↓

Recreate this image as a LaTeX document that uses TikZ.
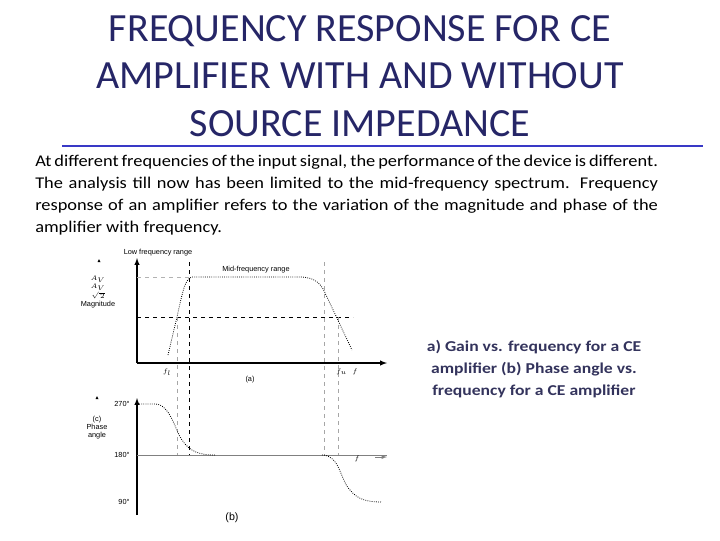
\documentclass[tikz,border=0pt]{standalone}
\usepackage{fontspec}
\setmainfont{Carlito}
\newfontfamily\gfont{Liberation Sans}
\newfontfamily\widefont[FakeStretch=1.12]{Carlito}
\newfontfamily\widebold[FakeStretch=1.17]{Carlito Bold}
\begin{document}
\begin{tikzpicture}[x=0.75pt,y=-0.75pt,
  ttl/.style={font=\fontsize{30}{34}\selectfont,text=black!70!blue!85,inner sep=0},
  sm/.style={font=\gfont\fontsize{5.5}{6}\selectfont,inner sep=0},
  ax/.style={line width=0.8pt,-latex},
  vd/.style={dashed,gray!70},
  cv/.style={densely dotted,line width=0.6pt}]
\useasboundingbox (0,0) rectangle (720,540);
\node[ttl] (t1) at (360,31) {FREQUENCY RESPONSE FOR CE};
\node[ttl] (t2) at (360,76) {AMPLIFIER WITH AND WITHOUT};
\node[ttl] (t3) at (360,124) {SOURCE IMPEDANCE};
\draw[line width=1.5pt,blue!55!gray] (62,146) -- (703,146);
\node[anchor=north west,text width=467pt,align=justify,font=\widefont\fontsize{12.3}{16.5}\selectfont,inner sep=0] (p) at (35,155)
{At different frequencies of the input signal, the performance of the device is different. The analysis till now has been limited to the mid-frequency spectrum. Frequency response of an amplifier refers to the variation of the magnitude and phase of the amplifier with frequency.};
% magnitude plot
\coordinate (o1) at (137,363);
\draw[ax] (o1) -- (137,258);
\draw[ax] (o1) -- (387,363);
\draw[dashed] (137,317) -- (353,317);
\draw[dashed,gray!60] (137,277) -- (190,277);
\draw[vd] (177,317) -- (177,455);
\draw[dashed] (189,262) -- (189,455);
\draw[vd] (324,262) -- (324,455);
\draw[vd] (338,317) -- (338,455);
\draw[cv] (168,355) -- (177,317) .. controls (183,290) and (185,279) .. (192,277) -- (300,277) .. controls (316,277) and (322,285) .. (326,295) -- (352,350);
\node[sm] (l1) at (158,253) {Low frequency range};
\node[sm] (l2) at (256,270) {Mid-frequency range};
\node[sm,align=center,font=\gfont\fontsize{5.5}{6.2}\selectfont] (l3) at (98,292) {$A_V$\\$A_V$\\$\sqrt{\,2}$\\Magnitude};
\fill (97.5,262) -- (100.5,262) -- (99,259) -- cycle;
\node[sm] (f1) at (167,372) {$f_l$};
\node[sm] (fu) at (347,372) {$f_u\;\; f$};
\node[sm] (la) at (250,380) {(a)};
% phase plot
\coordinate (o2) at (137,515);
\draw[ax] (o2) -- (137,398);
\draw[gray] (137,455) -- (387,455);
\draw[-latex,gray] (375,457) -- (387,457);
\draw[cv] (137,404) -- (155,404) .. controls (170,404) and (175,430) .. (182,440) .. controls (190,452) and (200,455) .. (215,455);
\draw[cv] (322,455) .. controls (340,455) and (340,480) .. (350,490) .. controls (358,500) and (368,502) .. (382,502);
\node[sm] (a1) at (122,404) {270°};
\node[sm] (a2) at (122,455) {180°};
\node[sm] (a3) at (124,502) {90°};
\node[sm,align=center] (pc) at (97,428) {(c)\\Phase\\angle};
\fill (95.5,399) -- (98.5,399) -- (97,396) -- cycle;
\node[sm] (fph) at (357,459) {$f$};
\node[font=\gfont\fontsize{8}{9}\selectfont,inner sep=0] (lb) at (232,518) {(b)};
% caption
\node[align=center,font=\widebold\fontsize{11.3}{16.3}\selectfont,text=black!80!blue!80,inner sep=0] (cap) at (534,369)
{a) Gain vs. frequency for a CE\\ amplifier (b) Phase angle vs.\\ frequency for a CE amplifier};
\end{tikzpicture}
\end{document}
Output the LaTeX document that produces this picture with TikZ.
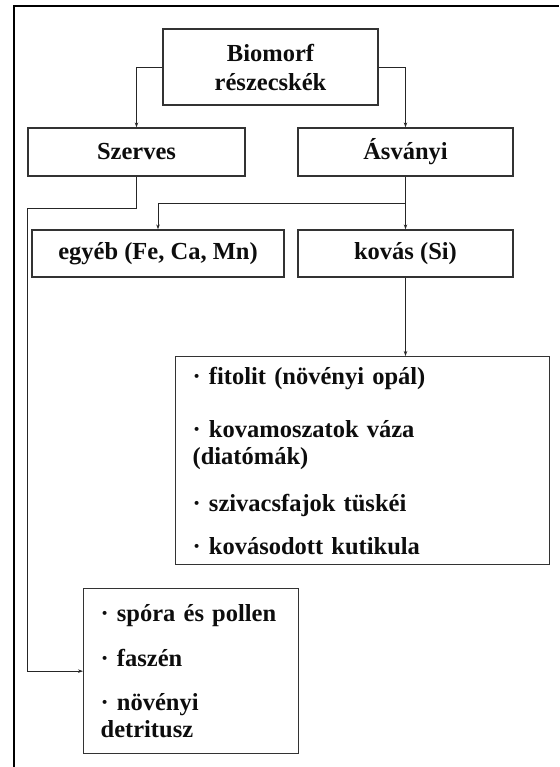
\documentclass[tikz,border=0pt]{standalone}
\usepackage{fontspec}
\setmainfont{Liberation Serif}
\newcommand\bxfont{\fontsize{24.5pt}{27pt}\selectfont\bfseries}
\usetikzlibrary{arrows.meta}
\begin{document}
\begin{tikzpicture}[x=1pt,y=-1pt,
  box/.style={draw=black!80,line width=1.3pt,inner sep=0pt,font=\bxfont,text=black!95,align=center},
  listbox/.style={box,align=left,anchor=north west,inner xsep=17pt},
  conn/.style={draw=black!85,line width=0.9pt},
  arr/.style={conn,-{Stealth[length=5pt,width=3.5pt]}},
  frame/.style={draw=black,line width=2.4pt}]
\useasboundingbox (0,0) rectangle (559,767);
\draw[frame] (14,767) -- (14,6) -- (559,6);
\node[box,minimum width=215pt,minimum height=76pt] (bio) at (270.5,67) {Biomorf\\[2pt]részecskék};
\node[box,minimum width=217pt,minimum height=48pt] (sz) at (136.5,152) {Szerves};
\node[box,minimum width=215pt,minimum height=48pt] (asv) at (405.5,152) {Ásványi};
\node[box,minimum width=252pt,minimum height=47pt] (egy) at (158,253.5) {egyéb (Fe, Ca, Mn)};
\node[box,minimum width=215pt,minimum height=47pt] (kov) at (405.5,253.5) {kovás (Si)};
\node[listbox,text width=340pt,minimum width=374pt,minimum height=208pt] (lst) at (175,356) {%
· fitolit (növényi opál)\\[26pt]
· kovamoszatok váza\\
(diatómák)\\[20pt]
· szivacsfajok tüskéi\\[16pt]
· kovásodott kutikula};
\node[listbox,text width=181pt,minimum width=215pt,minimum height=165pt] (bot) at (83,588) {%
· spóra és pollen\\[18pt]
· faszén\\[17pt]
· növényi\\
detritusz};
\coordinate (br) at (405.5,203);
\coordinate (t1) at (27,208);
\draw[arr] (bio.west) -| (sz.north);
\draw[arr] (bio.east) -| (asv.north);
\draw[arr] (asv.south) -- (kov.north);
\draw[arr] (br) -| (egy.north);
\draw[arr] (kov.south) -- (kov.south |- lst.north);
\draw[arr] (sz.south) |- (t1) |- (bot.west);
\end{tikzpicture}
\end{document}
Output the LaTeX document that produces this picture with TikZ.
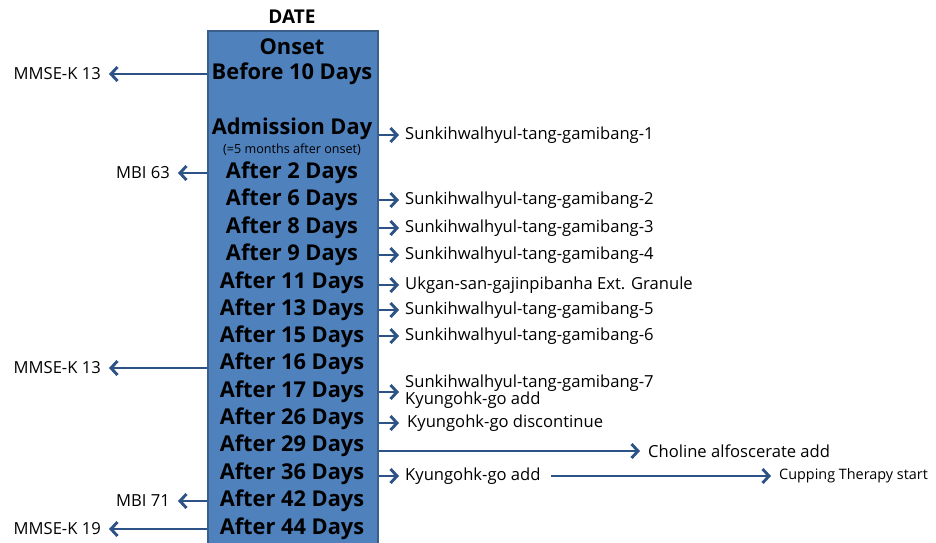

↑

- [CHALLENGE]
Repeat the records in full, exactly as they appear, without the pictures.

- [OUTPUT]
Recreate this image as a LaTeX document that uses TikZ.
\documentclass[tikz,border=0pt]{standalone}
\usepackage{fontspec}
\setmainfont{Carlito}
\newfontfamily\gfont{Liberation Sans}
\newfontfamily\widefont[FakeStretch=1.12]{Carlito}
\newfontfamily\widebold[FakeStretch=1.17]{Carlito Bold}
\begin{document}
\begin{tikzpicture}[x=0.75pt,y=-0.75pt,
  ttl/.style={font=\fontsize{30}{34}\selectfont,text=black!70!blue!85,inner sep=0},
  sm/.style={font=\gfont\fontsize{5.5}{6}\selectfont,inner sep=0},
  ax/.style={line width=0.8pt,-latex},
  vd/.style={dashed,gray!70},
  cv/.style={densely dotted,line width=0.6pt}]
\useasboundingbox (0,0) rectangle (720,540);
\node[ttl] (t1) at (360,31) {FREQUENCY RESPONSE FOR CE};
\node[ttl] (t2) at (360,76) {AMPLIFIER WITH AND WITHOUT};
\node[ttl] (t3) at (360,124) {SOURCE IMPEDANCE};
\draw[line width=1.5pt,blue!55!gray] (62,146) -- (703,146);
\node[anchor=north west,text width=467pt,align=justify,font=\widefont\fontsize{12.3}{16.5}\selectfont,inner sep=0] (p) at (35,155)
{At different frequencies of the input signal, the performance of the device is different. The analysis till now has been limited to the mid-frequency spectrum. Frequency response of an amplifier refers to the variation of the magnitude and phase of the amplifier with frequency.};
% magnitude plot
\coordinate (o1) at (137,363);
\draw[ax] (o1) -- (137,258);
\draw[ax] (o1) -- (387,363);
\draw[dashed] (137,317) -- (353,317);
\draw[dashed,gray!60] (137,277) -- (190,277);
\draw[vd] (177,317) -- (177,455);
\draw[dashed] (189,262) -- (189,455);
\draw[vd] (324,262) -- (324,455);
\draw[vd] (338,317) -- (338,455);
\draw[cv] (168,355) -- (177,317) .. controls (183,290) and (185,279) .. (192,277) -- (300,277) .. controls (316,277) and (322,285) .. (326,295) -- (352,350);
\node[sm] (l1) at (158,253) {Low frequency range};
\node[sm] (l2) at (256,270) {Mid-frequency range};
\node[sm,align=center,font=\gfont\fontsize{5.5}{6.2}\selectfont] (l3) at (98,292) {$A_V$\\$A_V$\\$\sqrt{\,2}$\\Magnitude};
\fill (97.5,262) -- (100.5,262) -- (99,259) -- cycle;
\node[sm] (f1) at (167,372) {$f_l$};
\node[sm] (fu) at (347,372) {$f_u\;\; f$};
\node[sm] (la) at (250,380) {(a)};
% phase plot
\coordinate (o2) at (137,515);
\draw[ax] (o2) -- (137,398);
\draw[gray] (137,455) -- (387,455);
\draw[-latex,gray] (375,457) -- (387,457);
\draw[cv] (137,404) -- (155,404) .. controls (170,404) and (175,430) .. (182,440) .. controls (190,452) and (200,455) .. (215,455);
\draw[cv] (322,455) .. controls (340,455) and (340,480) .. (350,490) .. controls (358,500) and (368,502) .. (382,502);
\node[sm] (a1) at (122,404) {270°};
\node[sm] (a2) at (122,455) {180°};
\node[sm] (a3) at (124,502) {90°};
\node[sm,align=center] (pc) at (97,428) {(c)\\Phase\\angle};
\fill (95.5,399) -- (98.5,399) -- (97,396) -- cycle;
\node[sm] (fph) at (357,459) {$f$};
\node[font=\gfont\fontsize{8}{9}\selectfont,inner sep=0] (lb) at (232,518) {(b)};
% caption
\node[align=center,font=\widebold\fontsize{11.3}{16.3}\selectfont,text=black!80!blue!80,inner sep=0] (cap) at (534,369)
{a) Gain vs. frequency for a CE\\ amplifier (b) Phase angle vs.\\ frequency for a CE amplifier};
\end{tikzpicture}
\end{document}
Output the LaTeX document that produces this picture with TikZ.
\documentclass[tikz,border=0pt]{standalone}
\usepackage{fontspec}
\setmainfont{Liberation Serif}
\newcommand\bxfont{\fontsize{24.5pt}{27pt}\selectfont\bfseries}
\usetikzlibrary{arrows.meta}
\begin{document}
\begin{tikzpicture}[x=1pt,y=-1pt,
  box/.style={draw=black!80,line width=1.3pt,inner sep=0pt,font=\bxfont,text=black!95,align=center},
  listbox/.style={box,align=left,anchor=north west,inner xsep=17pt},
  conn/.style={draw=black!85,line width=0.9pt},
  arr/.style={conn,-{Stealth[length=5pt,width=3.5pt]}},
  frame/.style={draw=black,line width=2.4pt}]
\useasboundingbox (0,0) rectangle (559,767);
\draw[frame] (14,767) -- (14,6) -- (559,6);
\node[box,minimum width=215pt,minimum height=76pt] (bio) at (270.5,67) {Biomorf\\[2pt]részecskék};
\node[box,minimum width=217pt,minimum height=48pt] (sz) at (136.5,152) {Szerves};
\node[box,minimum width=215pt,minimum height=48pt] (asv) at (405.5,152) {Ásványi};
\node[box,minimum width=252pt,minimum height=47pt] (egy) at (158,253.5) {egyéb (Fe, Ca, Mn)};
\node[box,minimum width=215pt,minimum height=47pt] (kov) at (405.5,253.5) {kovás (Si)};
\node[listbox,text width=340pt,minimum width=374pt,minimum height=208pt] (lst) at (175,356) {%
· fitolit (növényi opál)\\[26pt]
· kovamoszatok váza\\
(diatómák)\\[20pt]
· szivacsfajok tüskéi\\[16pt]
· kovásodott kutikula};
\node[listbox,text width=181pt,minimum width=215pt,minimum height=165pt] (bot) at (83,588) {%
· spóra és pollen\\[18pt]
· faszén\\[17pt]
· növényi\\
detritusz};
\coordinate (br) at (405.5,203);
\coordinate (t1) at (27,208);
\draw[arr] (bio.west) -| (sz.north);
\draw[arr] (bio.east) -| (asv.north);
\draw[arr] (asv.south) -- (kov.north);
\draw[arr] (br) -| (egy.north);
\draw[arr] (kov.south) -- (kov.south |- lst.north);
\draw[arr] (sz.south) |- (t1) |- (bot.west);
\end{tikzpicture}
\end{document}
Output the LaTeX document that produces this picture with TikZ.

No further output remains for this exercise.